• **Dataset extract**
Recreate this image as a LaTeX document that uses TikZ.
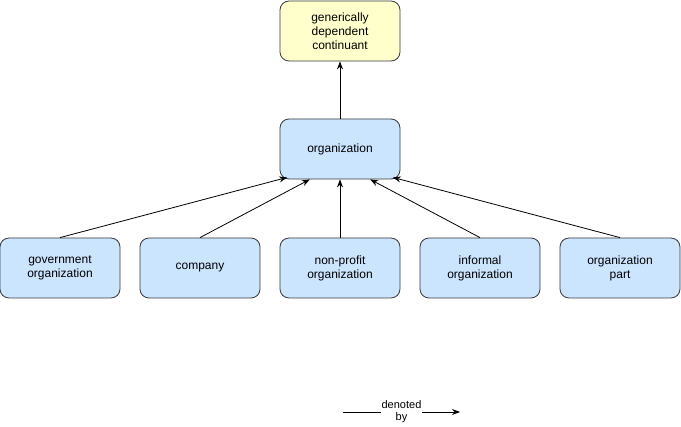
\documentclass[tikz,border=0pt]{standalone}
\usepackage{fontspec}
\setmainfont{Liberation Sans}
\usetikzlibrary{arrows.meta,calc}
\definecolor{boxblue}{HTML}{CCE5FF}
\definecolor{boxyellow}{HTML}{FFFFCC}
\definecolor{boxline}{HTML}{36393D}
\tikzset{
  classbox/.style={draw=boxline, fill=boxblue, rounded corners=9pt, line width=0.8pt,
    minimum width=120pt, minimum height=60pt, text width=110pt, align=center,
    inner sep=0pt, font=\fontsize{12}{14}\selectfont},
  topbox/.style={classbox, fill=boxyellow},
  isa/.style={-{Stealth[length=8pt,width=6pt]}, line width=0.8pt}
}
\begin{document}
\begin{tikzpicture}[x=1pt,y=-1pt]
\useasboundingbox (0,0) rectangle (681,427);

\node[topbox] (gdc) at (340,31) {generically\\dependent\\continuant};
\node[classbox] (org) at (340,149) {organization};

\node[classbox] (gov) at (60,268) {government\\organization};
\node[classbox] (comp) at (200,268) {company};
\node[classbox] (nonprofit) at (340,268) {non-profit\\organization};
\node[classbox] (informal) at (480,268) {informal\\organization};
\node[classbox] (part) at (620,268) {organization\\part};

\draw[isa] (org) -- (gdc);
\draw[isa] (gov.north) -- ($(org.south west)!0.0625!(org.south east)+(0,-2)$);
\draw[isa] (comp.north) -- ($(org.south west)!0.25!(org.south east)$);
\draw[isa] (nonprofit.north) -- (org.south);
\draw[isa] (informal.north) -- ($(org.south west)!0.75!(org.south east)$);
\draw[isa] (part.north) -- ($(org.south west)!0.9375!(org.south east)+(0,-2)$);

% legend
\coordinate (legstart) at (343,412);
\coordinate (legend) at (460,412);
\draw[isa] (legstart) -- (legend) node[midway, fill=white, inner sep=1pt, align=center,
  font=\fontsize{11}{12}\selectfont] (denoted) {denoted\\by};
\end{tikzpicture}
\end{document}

• **What is needed**
Starting at the top of the listing above, reproduce each line up to and including the one with "(part) at (620,268)"; omit the pictures.

• **Solution to the exercise**
Recreate this image as a LaTeX document that uses TikZ.
\documentclass[tikz,border=0pt]{standalone}
\usepackage{fontspec}
\setmainfont{Liberation Sans}
\usetikzlibrary{arrows.meta,calc}
\definecolor{boxblue}{HTML}{CCE5FF}
\definecolor{boxyellow}{HTML}{FFFFCC}
\definecolor{boxline}{HTML}{36393D}
\tikzset{
  classbox/.style={draw=boxline, fill=boxblue, rounded corners=9pt, line width=0.8pt,
    minimum width=120pt, minimum height=60pt, text width=110pt, align=center,
    inner sep=0pt, font=\fontsize{12}{14}\selectfont},
  topbox/.style={classbox, fill=boxyellow},
  isa/.style={-{Stealth[length=8pt,width=6pt]}, line width=0.8pt}
}
\begin{document}
\begin{tikzpicture}[x=1pt,y=-1pt]
\useasboundingbox (0,0) rectangle (681,427);

\node[topbox] (gdc) at (340,31) {generically\\dependent\\continuant};
\node[classbox] (org) at (340,149) {organization};

\node[classbox] (gov) at (60,268) {government\\organization};
\node[classbox] (comp) at (200,268) {company};
\node[classbox] (nonprofit) at (340,268) {non-profit\\organization};
\node[classbox] (informal) at (480,268) {informal\\organization};
\node[classbox] (part) at (620,268) {organization\\part};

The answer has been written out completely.